## BEGIN
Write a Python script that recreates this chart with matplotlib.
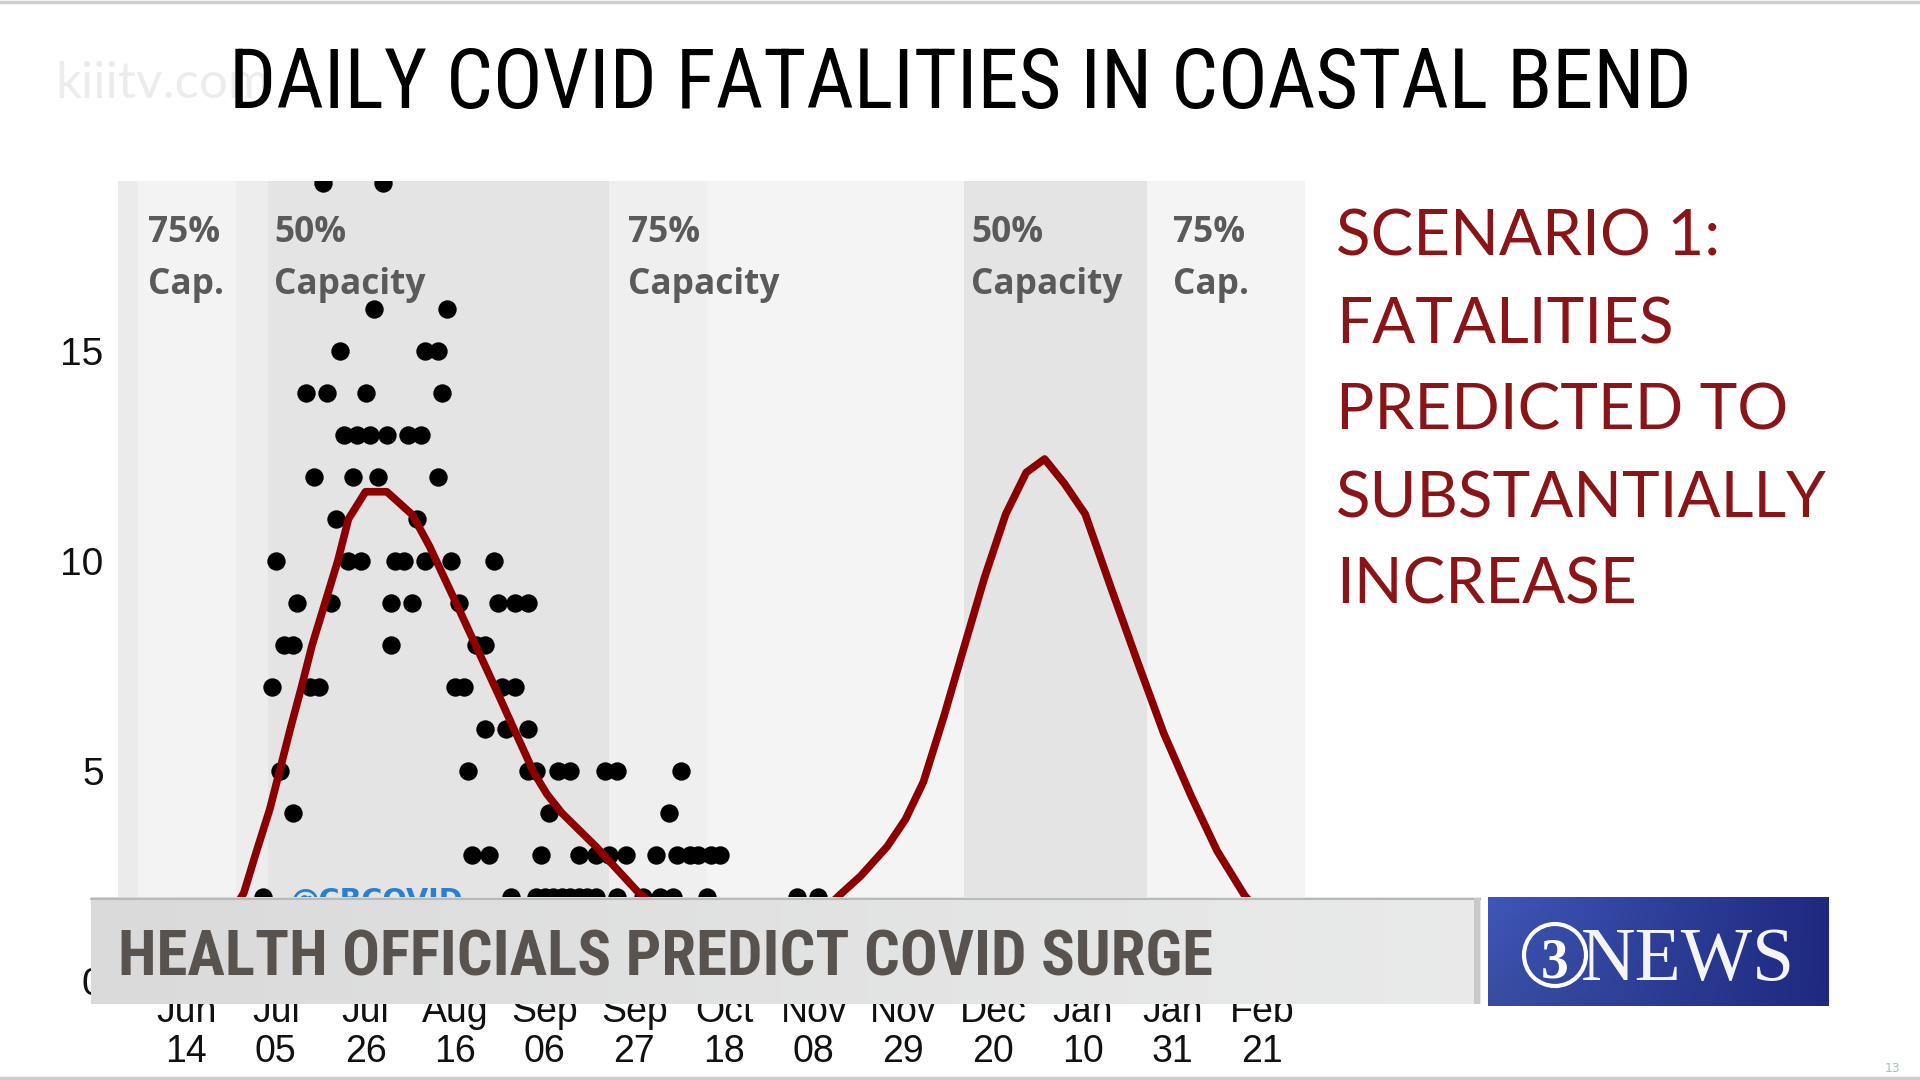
import numpy as np
import matplotlib
matplotlib.use("Agg")
import matplotlib.pyplot as plt
from matplotlib import font_manager as fm
from matplotlib.patches import Rectangle, Circle

# ---------------- data (x = days after 2020-06-14) ----------------
tick_days = [0, 21, 42, 63, 84, 105, 126, 147, 168, 189, 210, 231, 252]
tick_labels = ["Jun\n14", "Jul\n05", "Jul\n26", "Aug\n16", "Sep\n06", "Sep\n27",
               "Oct\n18", "Nov\n08", "Nov\n29", "Dec\n20", "Jan\n10", "Jan\n31", "Feb\n21"]
y_ticks = [0, 5, 10, 15]

# capacity periods (start day, end day, shade)
period_starts = [-16.1, -11.3, 11.7, 19.1, 99.1, 122.1, 182.3, 225.1]
period_ends = [-11.3, 11.7, 19.1, 99.1, 122.1, 182.3, 225.1, 262.1]
period_shades = ["#ebebeb", "#f3f3f3", "#ededed", "#e4e4e4", "#efefef", "#f4f4f4", "#e4e4e4", "#f4f4f4"]

label_days = [-8.9, 20.6, 103.6, 183.9, 231.2]
label_top = ["75%", "50%", "75%", "50%", "75%"]
label_bottom = ["Cap.", "Capacity", "Capacity", "Capacity", "Cap."]

# observed daily fatalities (day offsets grouped by value)
deaths_19 = [32, 46]
deaths_16 = [44, 61]
deaths_15 = [36, 56, 59]
deaths_14 = [28, 33, 42, 60]
deaths_13 = [37, 40, 43, 47, 52, 55]
deaths_12 = [30, 39, 45, 59]
deaths_11 = [35, 54]
deaths_10 = [21, 38, 41, 49, 51, 56, 62, 72]
deaths_9 = [26, 34, 48, 53, 64, 73, 77, 80]
deaths_8 = [23, 25, 48, 68, 70]
deaths_7 = [20, 29, 31, 63, 65, 74, 77]
deaths_6 = [70, 75, 80]
deaths_5 = [22, 66, 80, 82, 87, 90, 98, 101, 116]
deaths_4 = [25, 85, 113]
deaths_3 = [67, 71, 83, 92, 96, 99, 103, 110, 115, 118, 120, 123, 125]
deaths_2 = [18, 76, 82, 84, 86, 88, 90, 92, 94, 96, 101, 107, 111, 114, 122, 143, 148]

# model curve (scenario 1)
curve_days = [-16, -10, -5, 0, 5, 10, 13.5, 16.5, 19.6, 22, 24.5, 27, 29.5, 32.5, 35.5, 38, 42, 47,
              53, 57, 63, 68, 73, 77, 81.5, 84.5, 88, 92, 96, 101, 106, 115, 125, 133, 140, 146,
              152.9, 158, 164.2, 168.5, 172.7, 177.5, 182.2, 187, 192.0, 196.8, 201.1, 205.7,
              210.6, 216.7, 222.9, 229, 235.5, 241.5, 248, 254, 263]
curve_vals = [0.02, 0.08, 0.2, 0.45, 0.9, 1.5, 2.1, 3.1, 4.1, 5.05, 6.05, 7.0, 8.0, 9.0, 10.0, 11.0, 11.65, 11.65,
              11.1, 10.35, 9.05, 7.95, 6.85, 5.95, 4.95, 4.45, 4.0, 3.6, 3.2, 2.65, 2.1, 1.4, 0.9, 0.75, 0.9, 1.35,
              2.03, 2.5, 3.2, 3.85, 4.74, 6.3, 7.94, 9.6, 11.12, 12.11, 12.43, 11.85,
              11.12, 9.35, 7.59, 5.9, 4.39, 3.1, 2.03, 1.35, 0.8]

# ---------------- fonts ----------------
def has_family(name):
    try:
        fm.findfont(fm.FontProperties(family=name), fallback_to_default=False)
        return True
    except Exception:
        return False

narrow = next((f for f in ["Liberation Sans Narrow", "Roboto Condensed", "Arial Narrow"] if has_family(f)), None)
title_font = narrow or "Lato"
banner_font = narrow or "Roboto"

W, H = 1920, 1080
fig = plt.figure(figsize=(19.2, 10.8), dpi=100, facecolor="white")
renderer = fig.canvas.get_renderer()

def fit(t, width_px):
    for _ in range(3):
        bb = t.get_window_extent(renderer)
        t.set_fontsize(t.get_fontsize() * width_px / bb.width)
    return t.get_fontsize()

# ---------------- main chart ----------------
ax = fig.add_axes([117.5 / W, 99 / H, (1305 - 117.5) / W, 800 / H])
ax.set_xlim(-16.1, 262.1)
ax.set_ylim(0, 19.05)
ax.set_facecolor("white")
for s in ax.spines.values():
    s.set_visible(False)

for a, b, c in zip(period_starts, period_ends, period_shades):
    ax.axvspan(a, b, color=c, lw=0, zorder=0)

rows = [(19, deaths_19), (16, deaths_16), (15, deaths_15), (14, deaths_14), (13, deaths_13),
        (12, deaths_12), (11, deaths_11), (10, deaths_10), (9, deaths_9), (8, deaths_8),
        (7, deaths_7), (6, deaths_6), (5, deaths_5), (4, deaths_4), (3, deaths_3), (2, deaths_2)]
dx = [d for v, ds in rows for d in ds]
dy = [v for v, ds in rows for d in ds]
ax.scatter(dx, dy, s=175, c="black", linewidths=0, zorder=3)
ax.plot(curve_days, curve_vals, color="#8b0000", lw=5.5, zorder=4, solid_joinstyle="round")

ax.set_xticks(tick_days)
ax.set_xticklabels(tick_labels, fontfamily="Liberation Sans", fontsize=27, color="#111111",
                   linespacing=1.15)
ax.set_yticks(y_ticks)
ax.set_yticklabels([str(v) for v in y_ticks], fontfamily="Liberation Sans", fontsize=28, color="#111111")
ax.tick_params(axis="x", length=0, pad=9)
ax.tick_params(axis="y", length=0, pad=10)

# capacity labels
xt = ax.get_xaxis_transform()
probe = ax.text(0, 0, "Capacity", fontfamily="Open Sans", fontweight="bold", fontsize=26)
cap_size = fit(probe, 152)
probe.remove()
for d, t1, t2 in zip(label_days, label_top, label_bottom):
    ax.text(d, (981 - 242) / 800, t1, transform=xt, fontfamily="Open Sans", fontweight="bold",
            fontsize=cap_size, color="#5a5a5a", va="baseline", ha="left", zorder=5)
    ax.text(d, (981 - 294) / 800, t2, transform=xt, fontfamily="Open Sans", fontweight="bold",
            fontsize=cap_size, color="#5a5a5a", va="baseline", ha="left", zorder=5)

# ---------------- overlay (slide text and broadcast graphics) ----------------
ov = fig.add_axes([0, 0, 1, 1], zorder=5)
ov.set_xlim(0, W)
ov.set_ylim(H, 0)
ov.axis("off")
ov.set_autoscale_on(False)

ov.plot([0, W], [1.5, 1.5], color="#cfcfcf", lw=2.5)
ov.plot([0, W], [1078, 1078], color="#cccccc", lw=2.5)

wm = ov.text(55, 98, "kiiitv.com", fontfamily="Lato", fontsize=30, color="#ececec", va="baseline", zorder=1)
fit(wm, 215)

title = ov.text(960, 108, "DAILY COVID FATALITIES IN COASTAL BEND", fontfamily=title_font,
                fontsize=55, color="black", ha="center", va="baseline", zorder=2)
fit(title, 1463)

red_lines = ["SCENARIO 1:", "FATALITIES", "PREDICTED TO", "SUBSTANTIALLY", "INCREASE"]
red_base = [256, 343, 430, 517, 604]
probe = ov.text(0, 0, "SUBSTANTIALLY", fontfamily="Lato", fontsize=45)
red_size = fit(probe, 491)
probe.remove()
for t, yb in zip(red_lines, red_base):
    ov.text(1336, yb, t, fontfamily="Lato", fontsize=red_size, color="#8a1519", va="baseline", zorder=2)

cb = ov.text(290, 909, "@CBCOVID", fontfamily="DejaVu Sans", fontweight="bold", fontsize=22,
             color="#2b7fd1", va="baseline", zorder=2)
fit(cb, 172)

# lower-third banner
g = np.linspace(0, 1, 256)[None, :, None]
c0 = np.array([0.855, 0.855, 0.855])
c1 = np.array([0.915, 0.918, 0.918])
ov.imshow(c0 + (c1 - c0) * g, extent=(90.6, 1480, 1004, 897.5), aspect="auto", zorder=6)
ov.plot([90.6, 1480], [898.5, 898.5], color="#b9b9b9", lw=1.5, zorder=7)
ov.add_patch(Rectangle((1474, 897.5), 6, 106.5, color="#c9c9c9", lw=0, zorder=7))
bt = ov.text(117.5, 976, "HEALTH OFFICIALS PREDICT COVID SURGE", fontfamily=banner_font, fontweight="bold",
             fontsize=40, color="#58534e", va="baseline", zorder=8)
fit(bt, 1095)

# station logo
yy = np.linspace(0, 1, 64)[:, None, None]
xx = np.linspace(0, 1, 256)[None, :, None]
left = np.array([0.25, 0.34, 0.72])
right = np.array([0.12, 0.16, 0.50])
logo = left + (right - left) * xx
logo = logo * (1 - 0.12 * yy * (1 - xx))
ov.imshow(logo, extent=(1488, 1829, 1006.5, 897.5), aspect="auto", zorder=6)
ov.add_patch(Circle((1555, 955), 31, fill=False, ec="white", lw=3, zorder=8))
ov.text(1555, 957, "3", fontfamily="Liberation Serif", fontweight="bold", fontsize=40, color="white",
        ha="center", va="center_baseline", zorder=8)
nw = ov.text(1581, 980, "NEWS", fontfamily="Liberation Serif", fontsize=52, color="#f4f4f4",
             va="baseline", zorder=8)
fit(nw, 214)

ov.text(1900, 1072, "13", fontfamily="DejaVu Sans", fontsize=9, color="#9cc4ba", ha="right", va="baseline")

fig.savefig("out.png", dpi=100, facecolor="white")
## END
Exactly reproduce the run of lines from the start of the listing through the line with "from matplotlib.patches import", inclusive; pictures are not copied.

Solution to this task:
Write a Python script that recreates this chart with matplotlib.
import numpy as np
import matplotlib
matplotlib.use("Agg")
import matplotlib.pyplot as plt
from matplotlib import font_manager as fm
from matplotlib.patches import Rectangle, Circle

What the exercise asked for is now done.